Three months ended June 30, 2017 compared to three months ended June 30, 2016

Total revenues and other income increased $218 million in the second quarter of 2017 compared to the same period of 2016. This variance was due mainly to increased pricing on product sales of approximately $48 million as well as higher revenues from volume growth of $36 million in the Marcellus and the Southwest areas, higher crude and product transportation volumes of $12 million, $19 million from the acquisition of the Ozark pipeline and a $4 million increase from additional barges. The three months ended June 30, 2016 also included an impairment expense of $89 million related to our investment in Ohio Condensate as referenced in our Annual Report on Form 10-K for the year ended December 31, 2016, as updated by our Current Report on Form 8-K filed on May 1, 2017.

Cost of revenues increased $26 million in the second quarter of 2017 compared to the same period of 2016. This variance was primarily due to approximately $8 million from the acquisition of the Ozark pipeline and expenses related to the timing of projects.

Purchased product costs increased $26 million in the second quarter of 2017 compared to the same period of 2016. This variance was primarily due to higher NGL and gas prices, primarily in the Southwest area.

Purchases-related parties increased $10 million in the second quarter of 2017 compared to the same period of 2016. The increase was primarily due to salaries, compensation and other miscellaneous expenses.

46





Depreciation and amortization expense increased $13 million in the second quarter of 2017 compared to the same period of 2016. This variance was primarily due to additions to in-service property, plant and equipment as well as approximately $5 million of accelerated depreciation related to adjustments of certain assets’ useful life.

General and administrative expense decreased $6 million in the second quarter of 2017 compared to the same period of 2016. This decrease was mainly due to savings on insurance programs and other costs.

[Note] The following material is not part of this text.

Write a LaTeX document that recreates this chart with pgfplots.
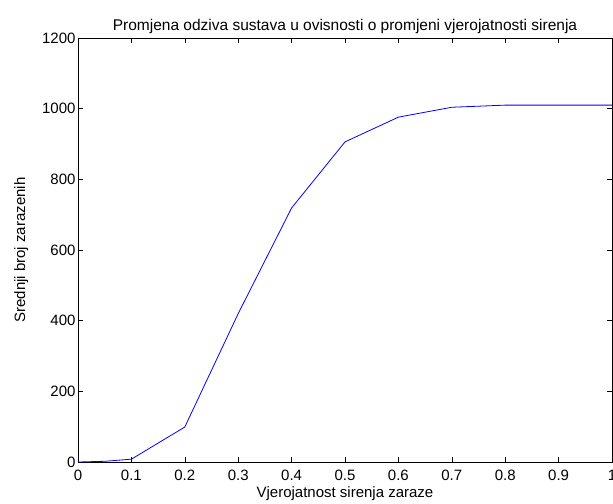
\documentclass[border=0pt]{standalone}
\usepackage{pgfplots}
\pgfplotsset{compat=1.18}
\usepackage{fontspec}
\setmainfont{Liberation Sans}
\begin{document}
\begin{tikzpicture}
\begin{axis}[
  width=534bp, height=424bp, scale only axis=true,
  xmin=0, xmax=1, ymin=0, ymax=1200,
  xtick={0,0.1,...,1.0},
  xticklabels={0,0.1,0.2,0.3,0.4,0.5,0.6,0.7,0.8,0.9,1},
  ytick={0,200,...,1200},
  tick align=inside,
  major tick length=5bp,
  tick style={black, line width=0.6bp},
  axis line style={black, line width=0.6bp},
  /pgf/number format/assume math mode=true,
  /pgf/number format/1000 sep={},
  ticklabel style={font=\fontsize{15bp}{17bp}\selectfont},
  xticklabel style={yshift=-5bp},
  yticklabel style={xshift=1bp},
  scaled y ticks=false,
  title={Promjena odziva sustava u ovisnosti o promjeni vjerojatnosti sirenja},
  title style={font=\fontsize{15.5bp}{17bp}\selectfont, yshift=-5bp},
  xlabel={Vjerojatnost sirenja zaraze},
  ylabel={Srednji broj zarazenih},
  label style={font=\fontsize{15bp}{17bp}\selectfont},
  xlabel style={yshift=1bp},
  ylabel style={yshift=7bp},
]
\addplot[blue, line width=0.8bp, mark=none] coordinates {
  (0,0) (0.05,2) (0.1,8) (0.2,99) (0.3,420) (0.4,719) (0.5,906) (0.6,976) (0.7,1004) (0.8,1010) (0.9,1010) (1.0,1010)
};
\end{axis}
\pgfresetboundingbox
\path[use as bounding box] ([xshift=-78bp,yshift=-42bp]current axis.south west) rectangle ([xshift=1bp,yshift=38bp]current axis.north east);
\end{tikzpicture}
\end{document}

Net interest expense and other financial costs increased $23 million in the second quarter of 2017 compared to the same period of 2016. The increase is mainly due to the New Senior Notes issued in February 2017 partially offset by decreased borrowings on the bank revolving credit facility.

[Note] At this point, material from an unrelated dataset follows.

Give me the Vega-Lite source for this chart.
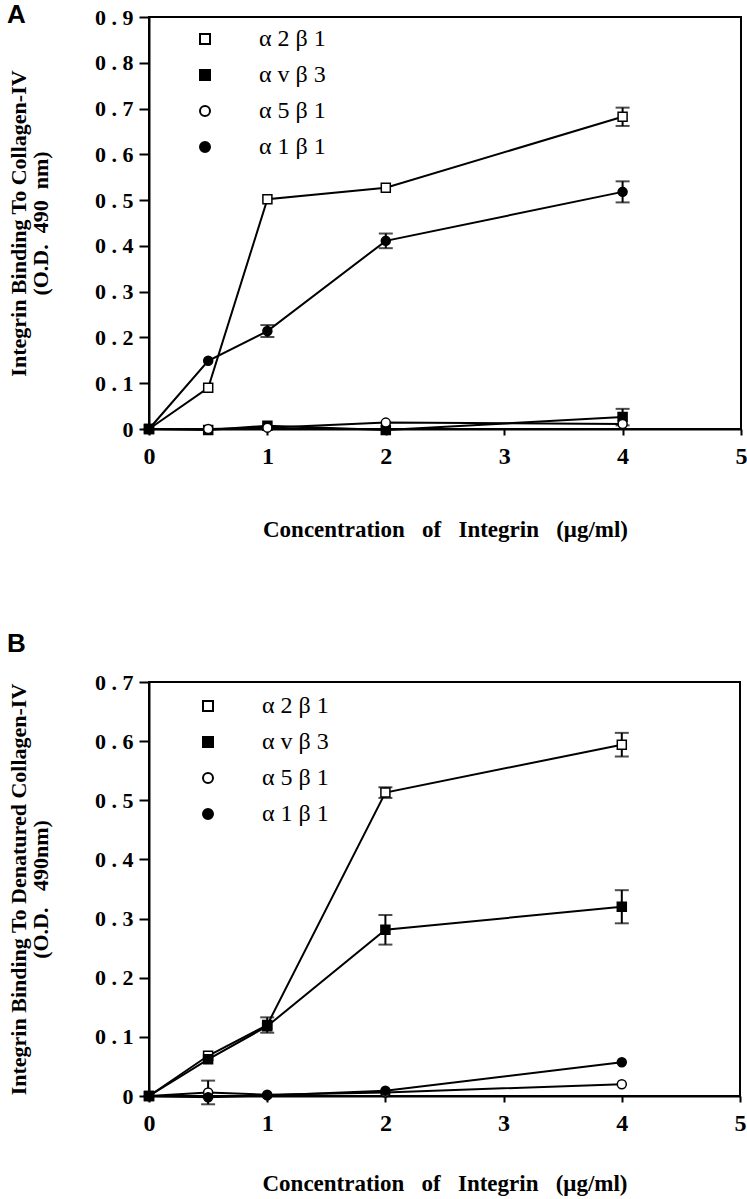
{
  "$schema": "https://vega.github.io/schema/vega-lite/v6.json",
  "padding": {"left": 6, "top": 0, "right": 0, "bottom": 2},
  "background": "white",
  "spacing": 88,
  "datasets": {
    "A": [
      {"series": "α2β1", "conc": 0, "od": 0},
      {"series": "α2β1", "conc": 0.5, "od": 0.09},
      {"series": "α2β1", "conc": 1, "od": 0.502},
      {"series": "α2β1", "conc": 2, "od": 0.527},
      {"series": "α2β1", "conc": 4, "od": 0.682, "err": 0.02},
      {"series": "αvβ3", "conc": 0, "od": 0},
      {"series": "αvβ3", "conc": 0.5, "od": -0.002},
      {"series": "αvβ3", "conc": 1, "od": 0.007},
      {"series": "αvβ3", "conc": 2, "od": -0.002},
      {"series": "αvβ3", "conc": 4, "od": 0.026, "err": 0.018},
      {"series": "α5β1", "conc": 0, "od": 0},
      {"series": "α5β1", "conc": 0.5, "od": 0},
      {"series": "α5β1", "conc": 1, "od": 0.003},
      {"series": "α5β1", "conc": 2, "od": 0.014},
      {"series": "α5β1", "conc": 4, "od": 0.011},
      {"series": "α1β1", "conc": 0, "od": 0},
      {"series": "α1β1", "conc": 0.5, "od": 0.149},
      {"series": "α1β1", "conc": 1, "od": 0.214, "err": 0.013},
      {"series": "α1β1", "conc": 2, "od": 0.411, "err": 0.016},
      {"series": "α1β1", "conc": 4, "od": 0.518, "err": 0.023}
    ],
    "B": [
      {"series": "α2β1", "conc": 0, "od": 0},
      {"series": "α2β1", "conc": 0.5, "od": 0.068},
      {"series": "α2β1", "conc": 1, "od": 0.12, "err": 0.013},
      {"series": "α2β1", "conc": 2, "od": 0.513, "err": 0.009},
      {"series": "α2β1", "conc": 4, "od": 0.594, "err": 0.02},
      {"series": "αvβ3", "conc": 0, "od": 0},
      {"series": "αvβ3", "conc": 0.5, "od": 0.062},
      {"series": "αvβ3", "conc": 1, "od": 0.118},
      {"series": "αvβ3", "conc": 2, "od": 0.281, "err": 0.025},
      {"series": "αvβ3", "conc": 4, "od": 0.32, "err": 0.028},
      {"series": "α5β1", "conc": 0, "od": 0},
      {"series": "α5β1", "conc": 0.5, "od": 0.006, "err": 0.02},
      {"series": "α5β1", "conc": 1, "od": 0.002},
      {"series": "α5β1", "conc": 2, "od": 0.006},
      {"series": "α5β1", "conc": 4, "od": 0.02},
      {"series": "α1β1", "conc": 0, "od": 0},
      {"series": "α1β1", "conc": 0.5, "od": -0.002},
      {"series": "α1β1", "conc": 1, "od": 0.001},
      {"series": "α1β1", "conc": 2, "od": 0.009},
      {"series": "α1β1", "conc": 4, "od": 0.057}
    ]
  },
  "vconcat": [
    {
      "width": 592,
      "height": 412,
      "title": {"text": "A", "anchor": "start", "frame": "group", "dx": -142, "offset": -21.5, "font": "Liberation Sans", "fontSize": 26, "fontWeight": "bold", "color": "black"},
      "data": {"name": "A"},
      "encoding": {
        "x": {"field": "conc", "type": "quantitative", "scale": {"domain": [0, 5], "nice": false},
              "axis": {"values": [0, 1, 2, 3, 4, 5], "title": "Concentration \u00a0\u00a0of \u00a0\u00a0Integrin \u00a0\u00a0(μg/ml)", "titlePadding": 50}},
        "y": {"field": "od", "type": "quantitative", "scale": {"domain": [0, 0.9], "nice": false},
              "axis": {"values": [0, 0.1, 0.2, 0.3, 0.4, 0.5, 0.6, 0.7, 0.8, 0.9], "title": ["Integrin Binding To Collagen-IV", "\u00a0\u00a0\u00a0\u00a0\u00a0(O.D. \u00a0490 \u00a0nm)"]}}
      },
      "layer": [
        {"mark": {"type": "line", "color": "black", "strokeWidth": 2, "clip": false},
         "encoding": {"detail": {"field": "series"}}},
        {"transform": [{"filter": "datum.err > 0"}],
         "mark": {"type": "errorbar", "color": "black", "thickness": 2, "ticks": {"size": 14, "thickness": 2}},
         "encoding": {"yError": {"field": "err"}}},
        {"mark": {"type": "point", "filled": true, "stroke": "black", "strokeWidth": 1.5, "size": 81, "opacity": 1},
         "encoding": {
           "shape": {"field": "series", "type": "nominal", "scale": {"domain": ["α2β1", "αvβ3", "α5β1", "α1β1"], "range": ["square", "square", "circle", "circle"]},
                     "legend": {"title": null, "orient": "none", "legendX": 44, "legendY": 10,
                                "labelExpr": "join(split(datum.label, ''), ' ')",
                                "encode": {"symbols": {"update": {
                                  "fill": {"signal": "(datum.value == 'αvβ3' || datum.value == 'α1β1') ? 'black' : 'white'"},
                                  "stroke": {"value": "black"}, "strokeWidth": {"value": 2}, "opacity": {"value": 1}}}}}},
           "fill": {"field": "series", "type": "nominal", "scale": {"domain": ["α2β1", "αvβ3", "α5β1", "α1β1"], "range": ["white", "black", "white", "black"]},
                    "legend": {"title": null, "orient": "none", "legendX": 44, "legendY": 10,
                                "labelExpr": "join(split(datum.label, ''), ' ')",
                                "encode": {"symbols": {"update": {
                                  "fill": {"signal": "(datum.value == 'αvβ3' || datum.value == 'α1β1') ? 'black' : 'white'"},
                                  "stroke": {"value": "black"}, "strokeWidth": {"value": 2}, "opacity": {"value": 1}}}}}}
         }}
      ]
    },
    {
      "width": 591,
      "height": 414,
      "title": {"text": "B", "anchor": "start", "frame": "group", "dx": -142, "offset": 14, "font": "Liberation Sans", "fontSize": 26, "fontWeight": "bold", "color": "black"},
      "data": {"name": "B"},
      "encoding": {
        "x": {"field": "conc", "type": "quantitative", "scale": {"domain": [0, 5], "nice": false},
              "axis": {"values": [0, 1, 2, 3, 4, 5], "title": "Concentration \u00a0\u00a0of \u00a0\u00a0Integrin \u00a0\u00a0(μg/ml)", "titlePadding": 37}},
        "y": {"field": "od", "type": "quantitative", "scale": {"domain": [0, 0.7], "nice": false},
              "axis": {"values": [0, 0.1, 0.2, 0.3, 0.4, 0.5, 0.6, 0.7], "title": ["Integrin Binding To Denatured Collagen-IV", "\u00a0\u00a0\u00a0\u00a0\u00a0\u00a0\u00a0\u00a0\u00a0\u00a0\u00a0\u00a0\u00a0\u00a0(O.D. \u00a0\u00a0490nm)"]}}
      },
      "layer": [
        {"mark": {"type": "line", "color": "black", "strokeWidth": 2, "clip": false},
         "encoding": {"detail": {"field": "series"}}},
        {"transform": [{"filter": "datum.err > 0"}],
         "mark": {"type": "errorbar", "color": "black", "thickness": 2, "ticks": {"size": 14, "thickness": 2}},
         "encoding": {"yError": {"field": "err"}}},
        {"mark": {"type": "point", "filled": true, "stroke": "black", "strokeWidth": 1.5, "size": 81, "opacity": 1},
         "encoding": {
           "shape": {"field": "series", "type": "nominal", "scale": {"domain": ["α2β1", "αvβ3", "α5β1", "α1β1"], "range": ["square", "square", "circle", "circle"]},
                     "legend": {"title": null, "orient": "none", "legendX": 47, "legendY": 12,
                                "labelExpr": "join(split(datum.label, ''), ' ')",
                                "encode": {"symbols": {"update": {
                                  "fill": {"signal": "(datum.value == 'αvβ3' || datum.value == 'α1β1') ? 'black' : 'white'"},
                                  "stroke": {"value": "black"}, "strokeWidth": {"value": 2}, "opacity": {"value": 1}}}}}},
           "fill": {"field": "series", "type": "nominal", "scale": {"domain": ["α2β1", "αvβ3", "α5β1", "α1β1"], "range": ["white", "black", "white", "black"]},
                    "legend": {"title": null, "orient": "none", "legendX": 47, "legendY": 12,
                                "labelExpr": "join(split(datum.label, ''), ' ')",
                                "encode": {"symbols": {"update": {
                                  "fill": {"signal": "(datum.value == 'αvβ3' || datum.value == 'α1β1') ? 'black' : 'white'"},
                                  "stroke": {"value": "black"}, "strokeWidth": {"value": 2}, "opacity": {"value": 1}}}}}}
         }}
      ]
    }
  ],
  "resolve": {"scale": {"shape": "independent", "fill": "independent", "x": "independent", "y": "independent"},
              "legend": {"shape": "independent", "fill": "independent"}},
  "config": {
    "font": "Liberation Serif",
    "view": {"stroke": "black", "strokeWidth": 2},
    "axis": {
      "grid": false,
      "domainColor": "black", "domainWidth": 2,
      "tickColor": "black", "tickWidth": 2,
      "labelFont": "Liberation Serif", "labelFontWeight": "bold", "labelColor": "black",
      "titleFont": "Liberation Serif", "titleColor": "black"
    },
    "axisX": {"tickSize": 6, "labelFontSize": 24, "labelPadding": 9, "labelFlush": false,
              "titleFontSize": 23, "titleFontWeight": "bold"},
    "axisY": {"tickSize": 10, "labelFontSize": 22, "labelPadding": 6,
              "labelExpr": "datum.value == 0 ? '0' : replace(format(datum.value, '.1f'), '.', ' . ')",
              "titleFontSize": 22, "titleFontWeight": "bold", "titleLineHeight": 22, "titlePadding": 42},
    "legend": {
      "symbolSize": 100,
      "symbolStrokeWidth": 2,
      "symbolStrokeColor": "black",
      "labelFont": "Liberation Serif", "labelFontSize": 24, "labelColor": "black",
      "labelOffset": 42,
      "rowPadding": 12,
      "padding": 0,
      "symbolOpacity": 1
    }
  },
  "encoding": {}
}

Six months ended June 30, 2017 compared to six months ended June 30, 2016

Total revenues and other income increased $459 million in the first six months of 2017 compared to the same period of 2016.
This variance was due mainly to the inclusion of $106 million of revenue generated by MPLXT and its subsidiaries since it was not formed as a business until April 1, 2016, increased pricing on product sales of approximately $139 million as well as higher revenues from volume growth of $66 million in the Marcellus and the Southwest areas, higher crude and product transportation volumes of $14 million, $26 million from the acquisition of the Ozark pipeline, $5 million due to an increase in recognition of revenues related to volume deficiency payments and a $6 million increase from additional barges. The six months ended June 30, 2016 also included an impairment expense of $89 million related to our investment in Ohio Condensate as referenced in our Annual Report on Form 10-K for the year ended December 31, 2016, as updated by our Current Report on Form 8-K filed on May 1, 2017.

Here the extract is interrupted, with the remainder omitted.